The dispensary, in which there is not half enough accommodation, is very largely attended by people of all creeds, and even Moslem women, though exclusively of the poorer classes, avail themselves of it. Yesterday, when I was there, the comfortable seats of the cheerful matted waiting-room were all occupied by Armenian and Chaldæan women, unveiled and speaking quite freely to Dr. Sutton; while a few Moslem women, masked rather than veiled, and enveloped in black sheets, cowered on the floor and scarcely let their voices be heard even in a tremulous whisper.
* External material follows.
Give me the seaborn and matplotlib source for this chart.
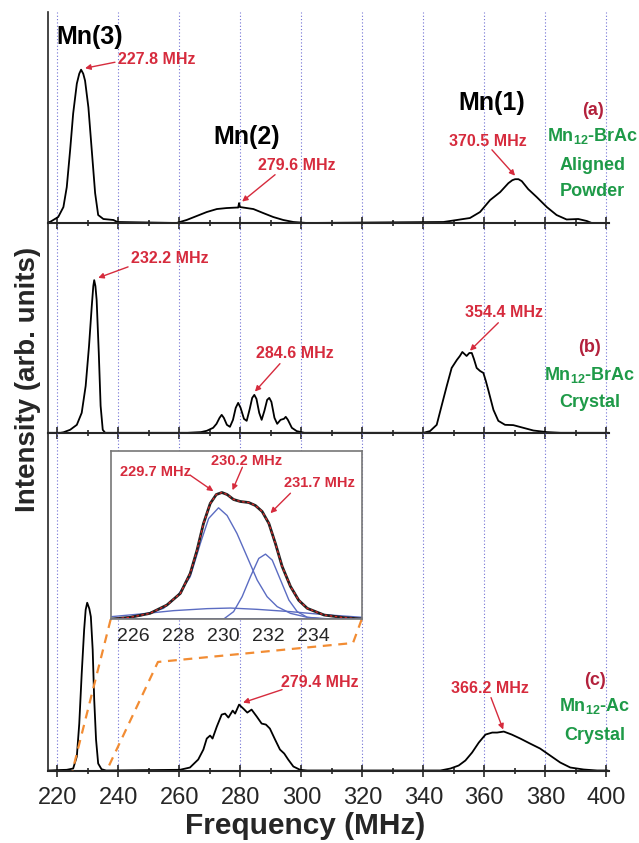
import matplotlib
matplotlib.use("Agg")
import matplotlib.pyplot as plt
import seaborn as sns
import numpy as np

# ---- spectra (frequency in MHz, intensity in arb. units) ----
# (a) Mn12-BrAc aligned powder
freq_a = [217.2, 217.6, 220.3, 222.0, 223.1, 224.2, 225.2, 226.4, 227.2, 227.8, 228.5, 229.1,
          230.2, 231.3, 232.4, 233.4, 235.1, 238.4, 239.7,
          259.1, 262.4, 265.7, 269.0, 272.3, 275.5, 278.8, 279.3, 279.6, 279.9, 281.0, 284.3,
          287.5, 290.8, 294.1, 297.4, 301.8,
          346.6, 351.0, 355.3, 358.6, 361.9, 365.2, 367.9, 369.2, 370.1, 371.2, 372.3, 374.4,
          377.2, 380.5, 383.7, 387.0, 390.8, 393.6, 395.2]
int_a = [0.01, 0.01, 0.06, 0.16, 0.36, 0.73, 1.10, 1.40, 1.50, 1.54, 1.50, 1.43,
         1.16, 0.73, 0.30, 0.08, 0.04, 0.03, 0.01,
         0.0, 0.03, 0.07, 0.11, 0.14, 0.15, 0.155, 0.155, 0.20, 0.16, 0.155, 0.14,
         0.10, 0.06, 0.03, 0.01, 0.0,
         0.01, 0.03, 0.05, 0.11, 0.23, 0.31, 0.40, 0.43, 0.44, 0.44, 0.42, 0.34,
         0.26, 0.16, 0.08, 0.035, 0.04, 0.02, 0.0]

# (b) Mn12-BrAc crystal
freq_b = [217.2, 221.0, 222.0, 224.2, 226.4, 228.0, 229.3, 230.4, 231.3, 231.8, 232.1, 232.5,
          232.9, 233.6, 234.2, 234.9, 235.7,
          262.7, 267.1, 269.0, 271.1, 272.2, 273.2, 273.9, 274.6, 275.6, 276.6, 277.6, 278.5,
          279.3, 280.1, 281.2, 282.1, 283.1, 283.9, 284.6, 285.3, 286.2, 287.0, 287.9, 288.8,
          289.5, 290.2, 291.2, 292.1, 293.2, 294.3, 294.9, 295.6, 296.9, 298.5, 301.0,
          340.0, 342.2, 344.4, 346.0, 347.7, 349.3, 351.0, 352.0, 352.8, 353.5, 354.2, 355.1,
          355.9, 356.6, 357.5, 358.6, 359.7, 360.5, 361.3, 363.0, 364.6, 366.8, 369.5, 372.8,
          376.1, 380.5, 385.0, 400.9]
int_b = [0.0, 0.0, 0.005, 0.03, 0.08, 0.20, 0.47, 0.87, 1.27, 1.47, 1.53, 1.47,
         1.33, 0.80, 0.27, 0.03, 0.0,
         0.0, 0.007, 0.02, 0.05, 0.09, 0.15, 0.18, 0.15, 0.08, 0.06, 0.13, 0.25,
         0.30, 0.25, 0.14, 0.12, 0.24, 0.35, 0.38, 0.34, 0.20, 0.13, 0.22, 0.33,
         0.35, 0.31, 0.15, 0.09, 0.13, 0.14, 0.16, 0.13, 0.05, 0.017, 0.0,
         0.0, 0.017, 0.08, 0.27, 0.47, 0.65, 0.73, 0.77, 0.81, 0.79, 0.77, 0.80,
         0.80, 0.74, 0.65, 0.62, 0.60, 0.52, 0.43, 0.23, 0.12, 0.08, 0.077, 0.05,
         0.023, 0.007, 0.0, 0.0]

# (c) Mn12-Ac crystal
freq_c = [217.2, 221.0, 223.1, 225.2, 226.4, 227.2, 228.0, 228.8, 229.3, 229.8, 230.5, 231.0,
          231.6, 232.1, 232.7, 233.4, 234.5, 236.0,
          260.2, 263.5, 266.2, 267.9, 269.0, 270.1, 270.9, 272.3, 273.9, 275.0, 276.1, 277.5,
          278.3, 279.6, 281.0, 282.3, 283.7, 285.4, 287.0, 288.4, 289.7, 291.4, 293.0, 294.4,
          295.7, 297.4, 299.6, 302.0,
          345.6, 348.9, 351.6, 353.8, 356.0, 358.2, 360.4, 362.6, 364.2, 366.4, 369.0, 371.8,
          375.0, 378.3, 381.6, 384.9, 388.2, 392.6, 397.0, 400.5]
int_c = [0.0, 0.005, 0.007, 0.02, 0.14, 0.47, 0.97, 1.41, 1.61, 1.68, 1.62, 1.54,
         1.21, 0.71, 0.31, 0.07, 0.013, 0.0,
         0.007, 0.03, 0.11, 0.21, 0.32, 0.35, 0.32, 0.44, 0.56, 0.57, 0.53, 0.60,
         0.57, 0.66, 0.62, 0.58, 0.61, 0.54, 0.47, 0.46, 0.42, 0.31, 0.21, 0.17,
         0.11, 0.04, 0.007, 0.0,
         0.0, 0.02, 0.05, 0.10, 0.18, 0.28, 0.36, 0.38, 0.38, 0.39, 0.36, 0.32,
         0.27, 0.22, 0.15, 0.08, 0.03, 0.01, 0.0, 0.0]

# inset: Mn(3) line of (c) with its three-component fit
ins_f = [225.04, 225.86, 226.75, 227.5, 228.1, 228.54, 228.84, 229.13, 229.43, 229.70, 229.95,
         230.18, 230.47, 230.77, 231.14, 231.44, 231.74, 232.04, 232.33, 232.63, 233.0, 233.37,
         233.75, 234.5, 235.38, 236.2]
ins_total = [0.003, 0.02, 0.06, 0.143, 0.26, 0.46, 0.69, 0.96, 1.16, 1.25, 1.27,
             1.25, 1.20, 1.18, 1.17, 1.14, 1.08, 0.96, 0.76, 0.53, 0.33, 0.19,
             0.11, 0.043, 0.017, 0.003]
comp1_f = [225.04, 226.3, 227.35, 227.95, 228.54, 228.99, 229.36, 229.80, 230.18, 230.62, 231.07,
           231.52, 231.96, 232.41, 233.0, 233.75, 234.79]
comp1_i = [0.003, 0.033, 0.11, 0.227, 0.427, 0.76, 1.01, 1.117, 1.04, 0.86, 0.627,
           0.393, 0.227, 0.127, 0.06, 0.02, 0.003]
comp2_f = [230.03, 230.47, 230.85, 231.22, 231.59, 231.89, 232.19, 232.56, 232.93, 233.30, 233.75, 234.5]
comp2_i = [0.003, 0.077, 0.227, 0.427, 0.61, 0.653, 0.593, 0.393, 0.193, 0.077, 0.02, 0.003]
comp3_f = [225.04, 226.3, 227.8, 229.29, 230.33, 231.52, 233.0, 234.5, 236.2]
comp3_i = [0.027, 0.053, 0.087, 0.107, 0.113, 0.10, 0.077, 0.047, 0.02]

# zoom guide lines (panel c data coords)
guide1_f = [237.5, 225.0]
guide1_i = [1.514, 0.0]
guide2_f = [319.8, 316.95, 253.0, 236.2]
guide2_i = [1.514, 1.277, 1.087, 0.0]

major_ticks = list(range(220, 401, 20))
minor_ticks = list(range(230, 400, 20))
inset_ticks = [226, 228, 230, 232, 234]

RED = "#d62b3d"
DRED = "#b3213c"
GREEN = "#1e9a48"
BLUE = "#5b6cc2"
ORANGE = "#f28c33"
GRID = "#7070d4"

sns.set_style("ticks")
plt.rcParams["font.family"] = ["Liberation Sans", "DejaVu Sans"]
plt.rcParams["mathtext.fontset"] = "custom"
plt.rcParams["mathtext.rm"] = "Liberation Sans:bold"
plt.rcParams["mathtext.bf"] = "Liberation Sans:bold"

fig = plt.figure(figsize=(6.39, 8.43), dpi=100)
left, width = 0.0756, 0.8775
ax_a = fig.add_axes([left, 0.7349, width, 0.2503])
ax_b = fig.add_axes([left, 0.4860, width, 0.2489])
ax_c = fig.add_axes([left, 0.0854, width, 0.4006])

panels = [(ax_a, freq_a, int_a, 2.115), (ax_b, freq_b, int_b, 2.098), (ax_c, freq_c, int_c, 3.377)]
for ax, f, y, top in panels:
    sns.lineplot(x=f, y=y, ax=ax, color="black", lw=1.3, estimator=None, sort=False)
    ax.set_xlim(217.05, 400.9)
    ax.set_ylim(-0.005, top)
    ax.set_xticks(major_ticks)
    ax.set_xticks(minor_ticks, minor=True)
    ax.set_yticks([])
    ax.grid(axis="x", which="major", linestyle=(0, (1, 2)), color=GRID, lw=0.8)
    ax.tick_params(axis="x", which="major", direction="inout", length=8.5, width=1.2,
                   labelsize=17, pad=7)
    ax.tick_params(axis="x", which="minor", direction="inout", length=5, width=1.2)
    for s in ["top", "right"]:
        ax.spines[s].set_visible(False)
    ax.spines["bottom"].set_linewidth(1.5)
    ax.spines["left"].set_linewidth(1.2)
    ax.set_xlabel("")
    ax.set_ylabel("")
    ax.patch.set_alpha(0)

ax_a.tick_params(axis="x", labelbottom=False)
ax_b.tick_params(axis="x", labelbottom=False)


def arrow(ax, tail, head):
    ax.annotate("", xy=head, xytext=tail,
                arrowprops=dict(arrowstyle="-|>", color=RED, lw=1.0, mutation_scale=8,
                                shrinkA=0, shrinkB=0))


def red(ax, x, y, s, size=11.5):
    ax.text(x, y, s, color=RED, fontsize=size, fontweight="bold", ha="center", va="center")


def side(ax, x, ys, lines):
    ax.text(x, ys[0], lines[0], color=DRED, fontsize=13, fontweight="bold", ha="center", va="center")
    for yy, s in zip(ys[1:], lines[1:]):
        ax.text(x, yy, s, color=GREEN, fontsize=13, fontweight="bold", ha="center", va="center")


# panel (a)
for x, y, s in [(230.7, 1.865, "Mn(3)"), (282.2, 0.865, "Mn(2)"), (362.5, 1.205, "Mn(1)")]:
    ax_a.text(x, y, s, fontsize=18, fontweight="bold", color="black", ha="center", va="center")
red(ax_a, 252.7, 1.645, "227.8 MHz")
arrow(ax_a, (238.9, 1.615), (229.1, 1.555))
red(ax_a, 298.6, 0.575, "279.6 MHz")
arrow(ax_a, (291.4, 0.485), (280.6, 0.215))
red(ax_a, 361.2, 0.815, "370.5 MHz")
arrow(ax_a, (362.5, 0.735), (370.1, 0.475))
side(ax_a, 395.5, [1.135, 0.875, 0.575, 0.315],
     ["(a)", r"Mn$_{\mathrm{12}}$-BrAc", "Aligned", "Powder"])

# panel (b)
red(ax_b, 257.0, 1.743, "232.2 MHz")
arrow(ax_b, (243.2, 1.663), (233.4, 1.553))
red(ax_b, 298.0, 0.793, "284.6 MHz")
arrow(ax_b, (293.0, 0.693), (284.8, 0.413))
red(ax_b, 366.5, 1.203, "354.4 MHz")
arrow(ax_b, (364.6, 1.103), (355.3, 0.823))
side(ax_b, 394.5, [0.853, 0.583, 0.303], ["(b)", r"Mn$_{\mathrm{12}}$-BrAc", "Crystal"])

# panel (c)
red(ax_c, 306.1, 0.88, "279.4 MHz")
arrow(ax_c, (293.7, 0.81), (280.9, 0.68))
red(ax_c, 361.9, 0.82, "366.2 MHz")
arrow(ax_c, (362.2, 0.73), (366.2, 0.41))
side(ax_c, 396.3, [0.90, 0.65, 0.35], ["(c)", r"Mn$_{\mathrm{12}}$-Ac", "Crystal"])

ax_c.plot(guide1_f, guide1_i, color=ORANGE, lw=1.6, ls=(0, (4, 3)), zorder=4)
ax_c.plot(guide2_f, guide2_i, color=ORANGE, lw=1.6, ls=(0, (4, 3)), zorder=4)

# inset
ins = ax_c.inset_axes([237.5, 1.514, 82.3, 1.686], transform=ax_c.transData)
ins.set_facecolor("white")
for f, y in [(comp1_f, comp1_i), (comp2_f, comp2_i), (comp3_f, comp3_i)]:
    sns.lineplot(x=f, y=y, ax=ins, color=BLUE, lw=1.0, estimator=None, sort=False)
sns.lineplot(x=ins_f, y=ins_total, ax=ins, color="#222222", lw=2.0, estimator=None, sort=False)
sns.lineplot(x=ins_f, y=ins_total, ax=ins, color="#e02828", lw=0.9, ls=(0, (2, 2)),
             estimator=None, sort=False)
ins.axhline(0.0, color=BLUE, lw=1.2)
ins.set_xlim(225, 236.17)
ins.set_ylim(0, 1.686)
ins.set_xticks(inset_ticks)
ins.set_yticks([])
ins.tick_params(axis="x", length=0, labelsize=14, pad=6)
ins.set_xlabel("")
ins.set_ylabel("")
for s in ins.spines.values():
    s.set_color("#777777")
    s.set_linewidth(1.2)
red(ins, 226.98, 1.473, "229.7 MHz", size=10.5)
arrow(ins, (228.54, 1.443), (229.57, 1.283))
red(ins, 231.04, 1.583, "230.2 MHz", size=10.5)
arrow(ins, (230.86, 1.523), (230.42, 1.293))
red(ins, 234.3, 1.363, "231.7 MHz", size=10.5)
arrow(ins, (233.0, 1.263), (232.11, 1.063))

fig.text(0.0438, 0.5504, "Intensity (arb. units)", rotation=90, fontsize=20,
         fontweight="bold", ha="center", va="center")
fig.text(0.478, 0.0202, "Frequency (MHz)", fontsize=21.5, fontweight="bold",
         ha="center", va="center")

fig.savefig("out.png", dpi=100)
I am always sorry to see any encroachment made by Christian teachers on national customs where they are not contrary to morality, and willingly leave to Eastern women the pardah and the veil, but still there is a wholesomeness about the unveiled, rosy, comely, frank faces of these Christian women. But – and it is a decided but – though the women were comely, and though some of the Armenian girls are beautiful, every one has one or more flattish depressions on her face – scars in fact – the size of a large date stone. Nearly the whole population is thus disfigured. So universal is it among the fair-skinned Armenian girls, that so far from being regarded as a blemish, it is viewed as a token of good health, and it is said that a young man would hesitate to ask for the hand of a girl in marriage if she had not a "date mark" on her face.